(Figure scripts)
# # # # #

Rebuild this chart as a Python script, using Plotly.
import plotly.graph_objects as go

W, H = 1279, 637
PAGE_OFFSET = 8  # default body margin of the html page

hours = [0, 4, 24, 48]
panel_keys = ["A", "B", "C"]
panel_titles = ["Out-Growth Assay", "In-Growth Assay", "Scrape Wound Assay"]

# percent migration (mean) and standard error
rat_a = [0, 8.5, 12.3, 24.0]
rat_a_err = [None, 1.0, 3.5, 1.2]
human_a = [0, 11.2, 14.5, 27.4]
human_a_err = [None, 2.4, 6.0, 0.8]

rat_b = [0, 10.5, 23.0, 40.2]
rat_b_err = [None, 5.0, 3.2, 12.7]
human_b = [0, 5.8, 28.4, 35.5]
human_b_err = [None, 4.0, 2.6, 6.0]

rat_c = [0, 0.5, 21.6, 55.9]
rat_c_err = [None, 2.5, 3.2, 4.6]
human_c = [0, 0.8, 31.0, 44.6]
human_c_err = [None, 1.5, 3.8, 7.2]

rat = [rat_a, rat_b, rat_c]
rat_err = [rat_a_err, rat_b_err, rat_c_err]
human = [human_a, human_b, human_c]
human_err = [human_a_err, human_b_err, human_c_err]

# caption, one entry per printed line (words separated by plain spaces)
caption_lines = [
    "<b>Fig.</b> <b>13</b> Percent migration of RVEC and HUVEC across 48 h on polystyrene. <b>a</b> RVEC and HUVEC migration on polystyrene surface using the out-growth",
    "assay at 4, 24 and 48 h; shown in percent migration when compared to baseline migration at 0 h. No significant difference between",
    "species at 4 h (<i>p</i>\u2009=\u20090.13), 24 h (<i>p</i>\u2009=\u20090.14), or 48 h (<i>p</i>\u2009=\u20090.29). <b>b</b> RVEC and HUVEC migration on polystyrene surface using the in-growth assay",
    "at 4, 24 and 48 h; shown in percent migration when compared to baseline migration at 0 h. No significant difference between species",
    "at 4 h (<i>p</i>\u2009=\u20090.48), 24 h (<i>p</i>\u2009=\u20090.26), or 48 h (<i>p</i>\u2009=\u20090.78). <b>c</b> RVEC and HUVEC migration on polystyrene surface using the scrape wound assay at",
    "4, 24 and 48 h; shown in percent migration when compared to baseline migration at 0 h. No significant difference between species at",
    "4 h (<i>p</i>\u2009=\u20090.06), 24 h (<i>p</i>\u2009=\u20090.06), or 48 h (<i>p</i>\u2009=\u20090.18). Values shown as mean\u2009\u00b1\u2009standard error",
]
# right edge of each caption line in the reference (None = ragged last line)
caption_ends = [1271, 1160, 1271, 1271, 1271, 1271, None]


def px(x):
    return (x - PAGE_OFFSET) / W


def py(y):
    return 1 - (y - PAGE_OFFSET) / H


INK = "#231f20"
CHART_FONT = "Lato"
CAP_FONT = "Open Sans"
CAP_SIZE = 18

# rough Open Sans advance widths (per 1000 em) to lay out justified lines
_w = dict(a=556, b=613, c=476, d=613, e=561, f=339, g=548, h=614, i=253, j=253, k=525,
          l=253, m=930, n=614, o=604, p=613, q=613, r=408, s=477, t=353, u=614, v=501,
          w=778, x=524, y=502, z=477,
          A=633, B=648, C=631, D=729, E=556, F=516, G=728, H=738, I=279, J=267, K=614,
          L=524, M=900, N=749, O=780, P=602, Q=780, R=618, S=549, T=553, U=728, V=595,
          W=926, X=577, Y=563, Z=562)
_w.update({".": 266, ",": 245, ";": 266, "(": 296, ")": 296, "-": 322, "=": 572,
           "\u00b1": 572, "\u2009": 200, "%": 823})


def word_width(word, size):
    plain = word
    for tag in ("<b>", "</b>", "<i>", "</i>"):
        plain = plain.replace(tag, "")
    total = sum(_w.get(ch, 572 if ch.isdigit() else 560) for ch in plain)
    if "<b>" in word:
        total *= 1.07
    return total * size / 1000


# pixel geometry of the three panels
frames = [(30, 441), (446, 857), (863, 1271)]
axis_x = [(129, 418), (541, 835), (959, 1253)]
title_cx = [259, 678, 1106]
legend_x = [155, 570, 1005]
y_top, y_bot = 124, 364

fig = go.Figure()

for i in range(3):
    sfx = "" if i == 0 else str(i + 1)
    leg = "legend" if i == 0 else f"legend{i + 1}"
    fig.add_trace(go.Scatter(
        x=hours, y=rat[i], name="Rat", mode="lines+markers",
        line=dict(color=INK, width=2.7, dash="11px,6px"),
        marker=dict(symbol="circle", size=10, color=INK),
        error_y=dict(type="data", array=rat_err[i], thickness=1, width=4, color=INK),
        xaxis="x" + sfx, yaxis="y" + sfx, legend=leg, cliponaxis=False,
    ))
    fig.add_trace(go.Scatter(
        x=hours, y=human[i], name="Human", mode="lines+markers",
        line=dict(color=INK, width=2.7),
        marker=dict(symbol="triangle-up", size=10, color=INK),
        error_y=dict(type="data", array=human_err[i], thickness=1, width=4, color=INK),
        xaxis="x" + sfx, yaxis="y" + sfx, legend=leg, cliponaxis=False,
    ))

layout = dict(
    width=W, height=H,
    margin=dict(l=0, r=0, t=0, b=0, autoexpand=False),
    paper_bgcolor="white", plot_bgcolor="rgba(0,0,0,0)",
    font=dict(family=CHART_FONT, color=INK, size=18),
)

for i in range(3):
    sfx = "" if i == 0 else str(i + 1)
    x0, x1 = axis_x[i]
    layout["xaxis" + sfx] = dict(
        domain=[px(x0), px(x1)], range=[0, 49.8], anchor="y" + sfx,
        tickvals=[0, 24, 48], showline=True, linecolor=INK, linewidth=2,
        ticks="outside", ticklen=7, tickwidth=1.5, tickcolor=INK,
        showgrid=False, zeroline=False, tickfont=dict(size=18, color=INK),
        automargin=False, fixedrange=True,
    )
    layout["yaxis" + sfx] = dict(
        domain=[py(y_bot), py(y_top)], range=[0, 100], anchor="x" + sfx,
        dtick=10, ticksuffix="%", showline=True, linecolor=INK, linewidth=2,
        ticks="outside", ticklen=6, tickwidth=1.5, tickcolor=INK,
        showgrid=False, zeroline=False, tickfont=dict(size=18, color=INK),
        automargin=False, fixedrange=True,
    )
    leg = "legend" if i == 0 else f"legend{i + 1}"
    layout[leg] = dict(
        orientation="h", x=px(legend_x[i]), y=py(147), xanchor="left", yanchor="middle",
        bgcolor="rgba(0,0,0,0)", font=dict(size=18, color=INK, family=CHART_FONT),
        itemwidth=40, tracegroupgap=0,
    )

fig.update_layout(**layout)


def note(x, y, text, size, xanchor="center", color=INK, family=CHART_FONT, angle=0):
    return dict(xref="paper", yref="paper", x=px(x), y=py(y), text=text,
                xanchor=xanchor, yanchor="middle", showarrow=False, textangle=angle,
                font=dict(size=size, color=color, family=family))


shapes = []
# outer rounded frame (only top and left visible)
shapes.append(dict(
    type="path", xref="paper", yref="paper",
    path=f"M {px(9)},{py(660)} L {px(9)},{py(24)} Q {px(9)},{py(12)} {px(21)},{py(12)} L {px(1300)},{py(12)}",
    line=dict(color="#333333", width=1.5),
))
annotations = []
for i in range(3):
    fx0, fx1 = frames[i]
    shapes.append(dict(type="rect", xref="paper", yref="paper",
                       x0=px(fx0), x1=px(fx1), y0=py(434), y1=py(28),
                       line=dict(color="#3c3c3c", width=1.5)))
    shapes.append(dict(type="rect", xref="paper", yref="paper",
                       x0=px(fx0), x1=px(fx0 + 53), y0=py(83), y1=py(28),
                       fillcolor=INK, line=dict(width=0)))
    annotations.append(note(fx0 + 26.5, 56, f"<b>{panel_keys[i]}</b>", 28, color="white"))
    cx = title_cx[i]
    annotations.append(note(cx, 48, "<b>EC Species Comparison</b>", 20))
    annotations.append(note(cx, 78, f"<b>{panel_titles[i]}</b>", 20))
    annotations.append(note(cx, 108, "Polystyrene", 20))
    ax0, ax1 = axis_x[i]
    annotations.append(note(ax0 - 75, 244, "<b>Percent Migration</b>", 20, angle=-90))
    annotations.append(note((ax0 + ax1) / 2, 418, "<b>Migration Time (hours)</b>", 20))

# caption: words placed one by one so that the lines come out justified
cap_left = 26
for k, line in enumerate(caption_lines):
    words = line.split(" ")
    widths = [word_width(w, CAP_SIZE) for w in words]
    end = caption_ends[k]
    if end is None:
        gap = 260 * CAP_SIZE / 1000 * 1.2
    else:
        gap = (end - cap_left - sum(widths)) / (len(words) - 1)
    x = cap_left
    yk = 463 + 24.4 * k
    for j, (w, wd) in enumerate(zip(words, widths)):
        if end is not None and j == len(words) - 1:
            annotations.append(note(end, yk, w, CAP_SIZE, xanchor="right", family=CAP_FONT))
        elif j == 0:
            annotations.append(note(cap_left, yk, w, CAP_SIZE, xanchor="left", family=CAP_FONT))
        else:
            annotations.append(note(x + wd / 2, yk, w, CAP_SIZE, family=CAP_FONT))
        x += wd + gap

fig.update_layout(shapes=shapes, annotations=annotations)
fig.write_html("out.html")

# # # # #

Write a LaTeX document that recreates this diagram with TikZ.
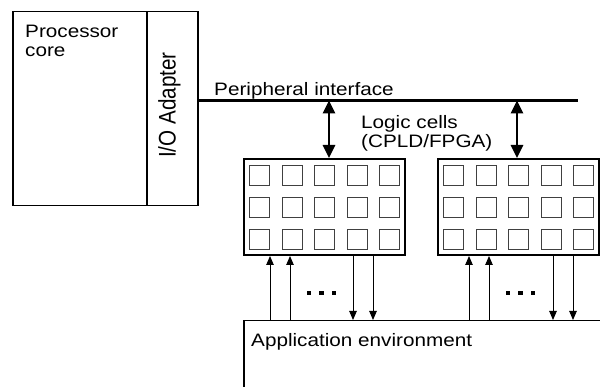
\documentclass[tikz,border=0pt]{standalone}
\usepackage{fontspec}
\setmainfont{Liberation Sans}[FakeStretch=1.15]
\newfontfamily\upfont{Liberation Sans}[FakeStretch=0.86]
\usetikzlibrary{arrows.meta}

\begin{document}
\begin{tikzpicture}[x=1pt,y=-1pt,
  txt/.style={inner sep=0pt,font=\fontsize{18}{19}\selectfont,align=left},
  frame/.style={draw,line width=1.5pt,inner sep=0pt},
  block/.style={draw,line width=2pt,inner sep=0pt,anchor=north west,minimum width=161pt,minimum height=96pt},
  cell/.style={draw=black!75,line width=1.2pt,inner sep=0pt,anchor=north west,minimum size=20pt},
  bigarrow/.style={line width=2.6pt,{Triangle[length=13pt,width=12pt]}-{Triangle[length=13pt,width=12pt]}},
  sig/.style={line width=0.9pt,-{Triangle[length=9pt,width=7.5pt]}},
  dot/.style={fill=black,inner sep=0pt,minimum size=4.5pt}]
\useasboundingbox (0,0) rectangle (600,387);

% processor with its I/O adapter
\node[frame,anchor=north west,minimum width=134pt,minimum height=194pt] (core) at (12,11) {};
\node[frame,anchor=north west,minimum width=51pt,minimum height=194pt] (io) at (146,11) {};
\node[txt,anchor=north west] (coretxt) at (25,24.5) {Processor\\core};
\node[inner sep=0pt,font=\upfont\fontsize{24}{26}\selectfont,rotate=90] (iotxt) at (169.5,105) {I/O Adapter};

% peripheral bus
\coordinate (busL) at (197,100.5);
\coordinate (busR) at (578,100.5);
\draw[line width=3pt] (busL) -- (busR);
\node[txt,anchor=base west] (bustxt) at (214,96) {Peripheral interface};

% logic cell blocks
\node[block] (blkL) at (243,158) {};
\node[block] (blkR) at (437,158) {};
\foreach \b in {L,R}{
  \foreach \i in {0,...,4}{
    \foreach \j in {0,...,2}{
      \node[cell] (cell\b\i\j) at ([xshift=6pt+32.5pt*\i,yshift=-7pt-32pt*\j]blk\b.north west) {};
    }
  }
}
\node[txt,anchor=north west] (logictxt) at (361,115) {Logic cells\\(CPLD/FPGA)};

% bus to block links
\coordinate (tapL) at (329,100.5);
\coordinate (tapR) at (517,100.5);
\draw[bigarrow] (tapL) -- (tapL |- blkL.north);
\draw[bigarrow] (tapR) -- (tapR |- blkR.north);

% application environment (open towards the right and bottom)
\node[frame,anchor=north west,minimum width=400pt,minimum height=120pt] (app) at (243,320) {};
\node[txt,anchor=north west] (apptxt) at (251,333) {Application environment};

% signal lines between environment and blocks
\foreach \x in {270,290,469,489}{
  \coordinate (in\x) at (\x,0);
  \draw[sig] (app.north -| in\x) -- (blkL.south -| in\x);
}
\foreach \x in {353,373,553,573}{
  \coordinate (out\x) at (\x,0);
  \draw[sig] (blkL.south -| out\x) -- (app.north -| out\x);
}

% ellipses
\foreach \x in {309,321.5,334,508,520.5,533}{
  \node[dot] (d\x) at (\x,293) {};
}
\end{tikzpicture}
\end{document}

# # # # #

▶ PROBLEM STATEMENT: Set down the lines running from the one with "Write a LaTeX" through the one with "west] (bustxt) at", both ends kept, exactly and with no pictures.

▶ IN RESPONSE:
Write a LaTeX document that recreates this diagram with TikZ.
\documentclass[tikz,border=0pt]{standalone}
\usepackage{fontspec}
\setmainfont{Liberation Sans}[FakeStretch=1.15]
\newfontfamily\upfont{Liberation Sans}[FakeStretch=0.86]
\usetikzlibrary{arrows.meta}

\begin{document}
\begin{tikzpicture}[x=1pt,y=-1pt,
  txt/.style={inner sep=0pt,font=\fontsize{18}{19}\selectfont,align=left},
  frame/.style={draw,line width=1.5pt,inner sep=0pt},
  block/.style={draw,line width=2pt,inner sep=0pt,anchor=north west,minimum width=161pt,minimum height=96pt},
  cell/.style={draw=black!75,line width=1.2pt,inner sep=0pt,anchor=north west,minimum size=20pt},
  bigarrow/.style={line width=2.6pt,{Triangle[length=13pt,width=12pt]}-{Triangle[length=13pt,width=12pt]}},
  sig/.style={line width=0.9pt,-{Triangle[length=9pt,width=7.5pt]}},
  dot/.style={fill=black,inner sep=0pt,minimum size=4.5pt}]
\useasboundingbox (0,0) rectangle (600,387);

% processor with its I/O adapter
\node[frame,anchor=north west,minimum width=134pt,minimum height=194pt] (core) at (12,11) {};
\node[frame,anchor=north west,minimum width=51pt,minimum height=194pt] (io) at (146,11) {};
\node[txt,anchor=north west] (coretxt) at (25,24.5) {Processor\\core};
\node[inner sep=0pt,font=\upfont\fontsize{24}{26}\selectfont,rotate=90] (iotxt) at (169.5,105) {I/O Adapter};

% peripheral bus
\coordinate (busL) at (197,100.5);
\coordinate (busR) at (578,100.5);
\draw[line width=3pt] (busL) -- (busR);
\node[txt,anchor=base west] (bustxt) at (214,96) {Peripheral interface};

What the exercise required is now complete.